— Start of MATERIAL SUPPLIED —

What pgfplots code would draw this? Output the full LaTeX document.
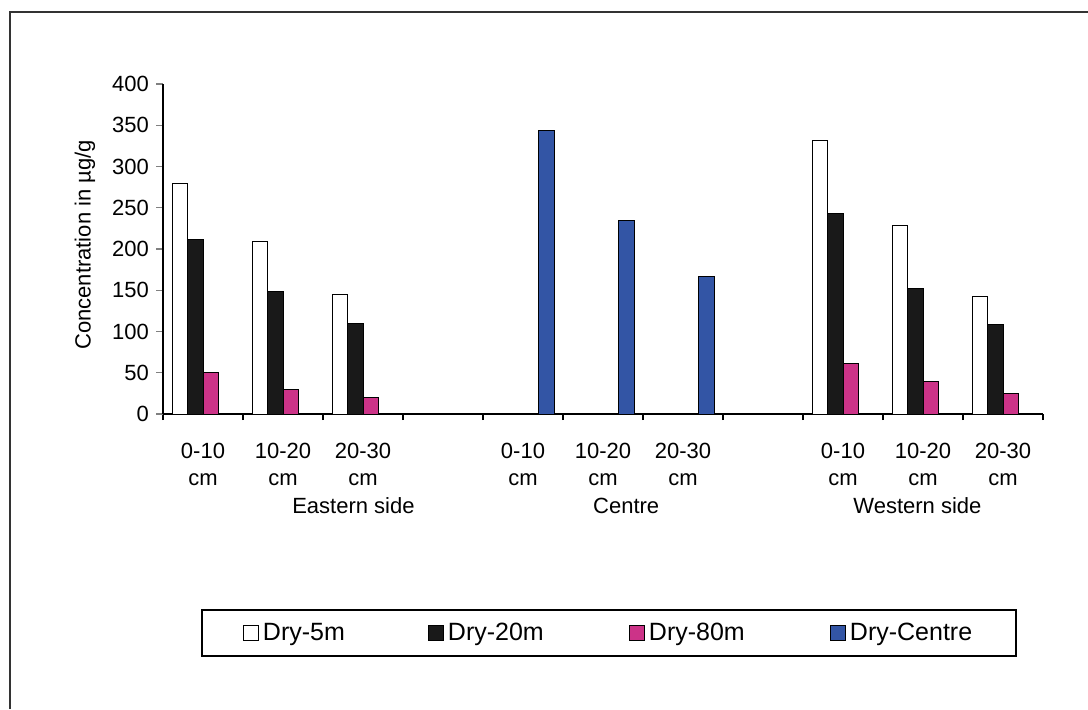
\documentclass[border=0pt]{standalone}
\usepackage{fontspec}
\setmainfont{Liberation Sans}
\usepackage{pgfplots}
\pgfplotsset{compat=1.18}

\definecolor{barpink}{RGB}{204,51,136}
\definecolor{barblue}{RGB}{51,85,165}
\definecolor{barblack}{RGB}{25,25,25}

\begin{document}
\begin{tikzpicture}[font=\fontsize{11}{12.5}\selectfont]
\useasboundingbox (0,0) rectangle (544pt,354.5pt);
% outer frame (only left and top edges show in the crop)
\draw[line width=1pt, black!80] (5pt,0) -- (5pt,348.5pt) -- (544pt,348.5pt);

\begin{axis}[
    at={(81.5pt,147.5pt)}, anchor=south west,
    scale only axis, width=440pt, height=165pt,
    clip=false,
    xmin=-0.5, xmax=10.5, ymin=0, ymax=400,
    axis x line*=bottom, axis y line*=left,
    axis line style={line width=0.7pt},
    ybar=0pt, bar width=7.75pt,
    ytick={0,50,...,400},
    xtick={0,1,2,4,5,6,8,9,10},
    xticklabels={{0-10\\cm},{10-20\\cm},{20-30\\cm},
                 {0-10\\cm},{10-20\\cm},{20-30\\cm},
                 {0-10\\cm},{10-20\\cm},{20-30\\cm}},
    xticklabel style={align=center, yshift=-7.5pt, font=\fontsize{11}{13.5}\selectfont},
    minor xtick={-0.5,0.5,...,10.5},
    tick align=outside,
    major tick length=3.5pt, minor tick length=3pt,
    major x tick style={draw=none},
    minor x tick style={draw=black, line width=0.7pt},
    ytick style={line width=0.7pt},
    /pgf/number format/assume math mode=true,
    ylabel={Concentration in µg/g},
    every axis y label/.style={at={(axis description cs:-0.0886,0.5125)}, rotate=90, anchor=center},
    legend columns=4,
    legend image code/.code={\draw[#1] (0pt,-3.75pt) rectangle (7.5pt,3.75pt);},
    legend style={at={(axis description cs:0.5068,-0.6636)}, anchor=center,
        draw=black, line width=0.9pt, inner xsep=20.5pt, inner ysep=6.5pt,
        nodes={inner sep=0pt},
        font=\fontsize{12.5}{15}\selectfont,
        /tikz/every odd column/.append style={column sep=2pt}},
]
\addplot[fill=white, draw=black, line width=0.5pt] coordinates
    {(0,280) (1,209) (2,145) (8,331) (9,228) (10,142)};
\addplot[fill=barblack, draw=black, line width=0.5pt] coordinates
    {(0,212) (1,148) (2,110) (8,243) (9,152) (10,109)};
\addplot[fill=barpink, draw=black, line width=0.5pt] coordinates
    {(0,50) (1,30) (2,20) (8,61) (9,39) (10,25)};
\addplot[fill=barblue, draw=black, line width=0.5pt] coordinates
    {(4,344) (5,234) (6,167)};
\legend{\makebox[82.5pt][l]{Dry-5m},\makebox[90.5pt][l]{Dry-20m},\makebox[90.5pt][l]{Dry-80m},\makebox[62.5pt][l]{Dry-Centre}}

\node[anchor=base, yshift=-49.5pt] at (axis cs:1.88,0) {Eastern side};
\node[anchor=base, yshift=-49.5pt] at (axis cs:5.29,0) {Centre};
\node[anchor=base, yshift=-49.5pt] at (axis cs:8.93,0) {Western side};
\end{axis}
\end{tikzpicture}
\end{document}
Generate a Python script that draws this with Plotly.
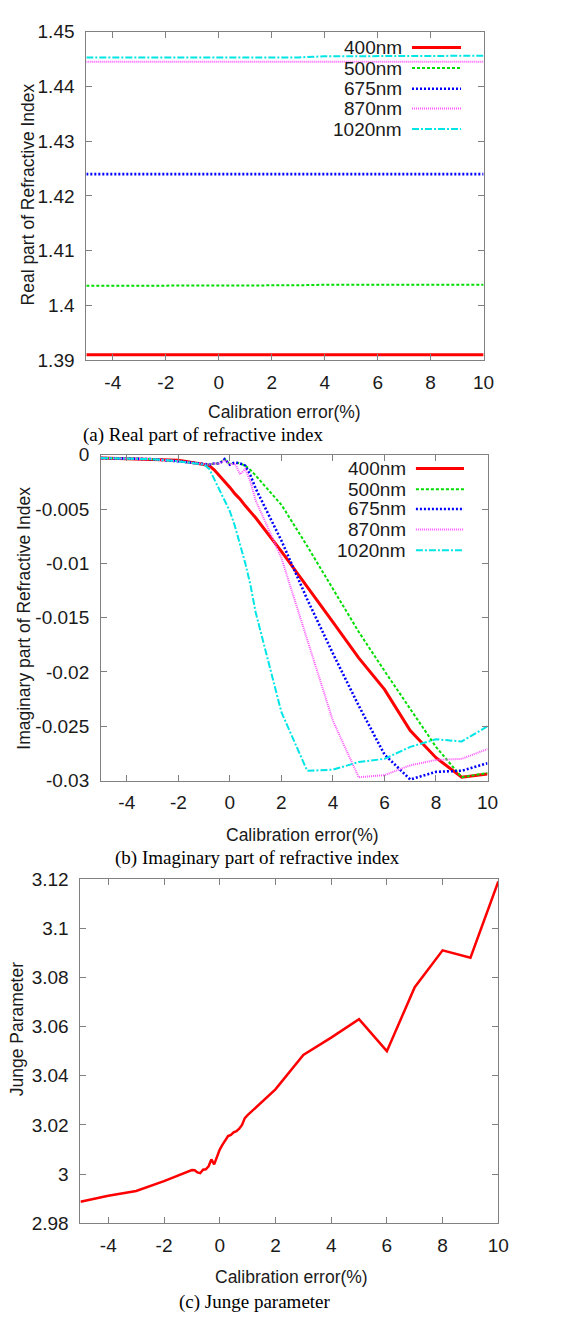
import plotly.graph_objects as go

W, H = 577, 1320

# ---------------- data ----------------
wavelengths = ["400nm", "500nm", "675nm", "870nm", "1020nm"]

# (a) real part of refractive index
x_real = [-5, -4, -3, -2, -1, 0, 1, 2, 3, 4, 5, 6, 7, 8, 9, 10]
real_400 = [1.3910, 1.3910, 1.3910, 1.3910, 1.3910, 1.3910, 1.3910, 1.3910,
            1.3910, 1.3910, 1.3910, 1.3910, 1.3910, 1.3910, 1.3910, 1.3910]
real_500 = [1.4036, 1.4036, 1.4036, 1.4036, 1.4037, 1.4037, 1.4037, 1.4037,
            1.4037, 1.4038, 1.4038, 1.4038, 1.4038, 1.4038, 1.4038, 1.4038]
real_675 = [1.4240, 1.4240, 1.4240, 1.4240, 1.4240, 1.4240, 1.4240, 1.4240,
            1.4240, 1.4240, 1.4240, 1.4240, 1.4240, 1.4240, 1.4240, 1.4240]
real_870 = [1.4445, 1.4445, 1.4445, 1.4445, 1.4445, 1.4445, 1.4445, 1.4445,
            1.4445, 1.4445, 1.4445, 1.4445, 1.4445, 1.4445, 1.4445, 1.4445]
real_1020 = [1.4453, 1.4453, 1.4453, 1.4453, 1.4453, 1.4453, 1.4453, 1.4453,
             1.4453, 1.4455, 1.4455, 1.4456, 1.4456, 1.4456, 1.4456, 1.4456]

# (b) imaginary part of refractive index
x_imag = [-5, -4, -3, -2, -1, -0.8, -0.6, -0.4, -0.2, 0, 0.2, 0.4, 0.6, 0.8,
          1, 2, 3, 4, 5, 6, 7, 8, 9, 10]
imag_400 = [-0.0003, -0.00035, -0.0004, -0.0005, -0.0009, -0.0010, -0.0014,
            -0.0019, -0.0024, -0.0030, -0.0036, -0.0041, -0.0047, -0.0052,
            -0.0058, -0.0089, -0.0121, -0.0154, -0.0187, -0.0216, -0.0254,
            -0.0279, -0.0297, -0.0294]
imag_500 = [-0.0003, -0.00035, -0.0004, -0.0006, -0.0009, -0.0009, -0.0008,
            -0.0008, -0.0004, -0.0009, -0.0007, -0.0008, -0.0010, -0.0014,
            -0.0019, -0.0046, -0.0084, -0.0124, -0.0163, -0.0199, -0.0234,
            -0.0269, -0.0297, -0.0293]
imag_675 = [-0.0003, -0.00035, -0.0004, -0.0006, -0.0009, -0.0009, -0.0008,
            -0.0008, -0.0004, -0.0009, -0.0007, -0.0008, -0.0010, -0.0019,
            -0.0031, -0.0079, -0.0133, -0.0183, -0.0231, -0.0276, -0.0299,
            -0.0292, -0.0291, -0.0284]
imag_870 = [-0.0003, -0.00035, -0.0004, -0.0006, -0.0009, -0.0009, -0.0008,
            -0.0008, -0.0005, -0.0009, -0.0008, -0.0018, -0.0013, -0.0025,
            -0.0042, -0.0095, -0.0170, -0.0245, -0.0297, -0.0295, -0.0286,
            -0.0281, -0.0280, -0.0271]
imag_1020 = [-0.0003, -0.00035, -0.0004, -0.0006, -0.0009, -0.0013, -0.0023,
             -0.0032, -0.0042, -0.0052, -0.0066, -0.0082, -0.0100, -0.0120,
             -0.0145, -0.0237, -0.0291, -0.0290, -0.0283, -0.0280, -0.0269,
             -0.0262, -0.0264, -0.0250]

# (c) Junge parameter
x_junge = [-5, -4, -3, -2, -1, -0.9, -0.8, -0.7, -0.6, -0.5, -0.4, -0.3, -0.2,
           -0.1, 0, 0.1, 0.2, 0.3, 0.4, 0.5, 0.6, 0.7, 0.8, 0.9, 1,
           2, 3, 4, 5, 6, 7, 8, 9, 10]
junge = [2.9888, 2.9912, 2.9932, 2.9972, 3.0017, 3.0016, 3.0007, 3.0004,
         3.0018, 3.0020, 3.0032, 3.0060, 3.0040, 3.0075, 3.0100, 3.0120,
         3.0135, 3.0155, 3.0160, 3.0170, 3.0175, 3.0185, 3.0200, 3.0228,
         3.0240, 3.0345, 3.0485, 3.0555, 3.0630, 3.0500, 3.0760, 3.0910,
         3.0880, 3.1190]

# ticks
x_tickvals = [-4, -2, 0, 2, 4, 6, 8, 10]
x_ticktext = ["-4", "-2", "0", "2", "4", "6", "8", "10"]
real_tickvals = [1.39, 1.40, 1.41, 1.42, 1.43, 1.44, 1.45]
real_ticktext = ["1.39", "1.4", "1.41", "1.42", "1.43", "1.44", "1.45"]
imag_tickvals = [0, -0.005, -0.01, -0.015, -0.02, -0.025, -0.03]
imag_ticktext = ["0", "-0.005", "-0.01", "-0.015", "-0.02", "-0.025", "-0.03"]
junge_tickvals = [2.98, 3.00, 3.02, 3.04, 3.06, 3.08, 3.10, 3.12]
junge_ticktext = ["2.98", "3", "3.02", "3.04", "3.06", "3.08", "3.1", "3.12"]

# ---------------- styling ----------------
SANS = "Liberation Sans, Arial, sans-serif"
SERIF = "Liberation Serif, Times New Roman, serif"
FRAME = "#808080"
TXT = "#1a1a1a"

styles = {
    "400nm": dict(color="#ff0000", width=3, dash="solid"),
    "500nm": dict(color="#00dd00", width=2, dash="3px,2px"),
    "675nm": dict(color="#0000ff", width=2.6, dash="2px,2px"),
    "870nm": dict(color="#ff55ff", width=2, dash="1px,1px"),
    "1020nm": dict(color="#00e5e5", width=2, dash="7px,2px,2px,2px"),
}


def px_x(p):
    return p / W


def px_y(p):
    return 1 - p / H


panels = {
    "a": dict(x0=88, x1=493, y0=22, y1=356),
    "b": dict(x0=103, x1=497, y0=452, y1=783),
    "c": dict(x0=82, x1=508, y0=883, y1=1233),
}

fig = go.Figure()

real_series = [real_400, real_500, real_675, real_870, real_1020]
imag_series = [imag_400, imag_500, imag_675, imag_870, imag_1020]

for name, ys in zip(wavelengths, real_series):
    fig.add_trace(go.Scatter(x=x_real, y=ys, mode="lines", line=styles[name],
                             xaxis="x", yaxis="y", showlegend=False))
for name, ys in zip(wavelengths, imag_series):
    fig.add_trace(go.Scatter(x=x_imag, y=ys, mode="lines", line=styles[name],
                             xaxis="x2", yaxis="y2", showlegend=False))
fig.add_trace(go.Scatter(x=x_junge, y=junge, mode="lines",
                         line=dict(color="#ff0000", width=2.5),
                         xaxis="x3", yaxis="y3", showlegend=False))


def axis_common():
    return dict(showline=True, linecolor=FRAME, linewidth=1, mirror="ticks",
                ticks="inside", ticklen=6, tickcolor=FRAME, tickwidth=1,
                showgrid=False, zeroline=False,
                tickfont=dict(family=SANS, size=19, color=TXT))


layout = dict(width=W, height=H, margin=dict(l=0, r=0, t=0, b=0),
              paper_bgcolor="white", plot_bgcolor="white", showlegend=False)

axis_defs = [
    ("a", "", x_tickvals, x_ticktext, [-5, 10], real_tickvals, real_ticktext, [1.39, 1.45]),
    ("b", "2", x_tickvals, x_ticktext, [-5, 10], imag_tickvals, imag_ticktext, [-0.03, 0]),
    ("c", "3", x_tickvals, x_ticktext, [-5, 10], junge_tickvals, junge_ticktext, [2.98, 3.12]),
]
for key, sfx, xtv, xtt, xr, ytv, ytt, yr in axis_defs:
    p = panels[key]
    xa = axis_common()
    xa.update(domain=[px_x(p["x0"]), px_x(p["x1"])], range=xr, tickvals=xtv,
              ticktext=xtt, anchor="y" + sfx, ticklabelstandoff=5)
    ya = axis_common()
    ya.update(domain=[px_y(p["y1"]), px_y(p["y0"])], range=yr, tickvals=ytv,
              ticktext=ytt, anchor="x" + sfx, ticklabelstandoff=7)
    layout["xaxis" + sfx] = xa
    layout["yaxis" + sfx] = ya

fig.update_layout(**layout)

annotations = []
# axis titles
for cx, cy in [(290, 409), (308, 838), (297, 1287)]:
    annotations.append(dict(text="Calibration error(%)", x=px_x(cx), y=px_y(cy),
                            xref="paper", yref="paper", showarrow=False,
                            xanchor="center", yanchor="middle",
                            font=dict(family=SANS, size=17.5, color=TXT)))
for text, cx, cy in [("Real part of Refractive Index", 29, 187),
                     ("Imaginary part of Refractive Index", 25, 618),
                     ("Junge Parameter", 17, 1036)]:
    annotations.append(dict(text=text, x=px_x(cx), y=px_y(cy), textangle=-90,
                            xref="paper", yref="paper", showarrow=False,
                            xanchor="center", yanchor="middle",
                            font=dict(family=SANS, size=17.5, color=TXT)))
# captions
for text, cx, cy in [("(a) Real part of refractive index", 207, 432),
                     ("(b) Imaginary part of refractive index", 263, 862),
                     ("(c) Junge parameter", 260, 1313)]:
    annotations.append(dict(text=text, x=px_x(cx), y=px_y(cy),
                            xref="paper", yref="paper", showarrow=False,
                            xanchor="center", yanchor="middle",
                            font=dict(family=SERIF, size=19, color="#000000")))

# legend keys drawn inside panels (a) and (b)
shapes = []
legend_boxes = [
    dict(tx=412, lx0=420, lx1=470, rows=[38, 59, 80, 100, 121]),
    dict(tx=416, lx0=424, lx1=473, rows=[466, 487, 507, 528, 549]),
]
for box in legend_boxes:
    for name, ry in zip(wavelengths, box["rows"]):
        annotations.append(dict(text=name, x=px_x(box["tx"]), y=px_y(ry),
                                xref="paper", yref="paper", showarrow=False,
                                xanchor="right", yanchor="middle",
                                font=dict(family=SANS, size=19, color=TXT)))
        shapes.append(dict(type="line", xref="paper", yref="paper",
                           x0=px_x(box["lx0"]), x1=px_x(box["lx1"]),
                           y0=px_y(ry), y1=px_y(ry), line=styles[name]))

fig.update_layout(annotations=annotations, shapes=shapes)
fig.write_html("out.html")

— End of MATERIAL SUPPLIED —

Reproduce the records above from their first line to the line bearing "(5pt,348.5pt) -- (544pt,348.5pt);", both ends included, leaving every picture out.

What pgfplots code would draw this? Output the full LaTeX document.
\documentclass[border=0pt]{standalone}
\usepackage{fontspec}
\setmainfont{Liberation Sans}
\usepackage{pgfplots}
\pgfplotsset{compat=1.18}

\definecolor{barpink}{RGB}{204,51,136}
\definecolor{barblue}{RGB}{51,85,165}
\definecolor{barblack}{RGB}{25,25,25}

\begin{document}
\begin{tikzpicture}[font=\fontsize{11}{12.5}\selectfont]
\useasboundingbox (0,0) rectangle (544pt,354.5pt);
% outer frame (only left and top edges show in the crop)
\draw[line width=1pt, black!80] (5pt,0) -- (5pt,348.5pt) -- (544pt,348.5pt);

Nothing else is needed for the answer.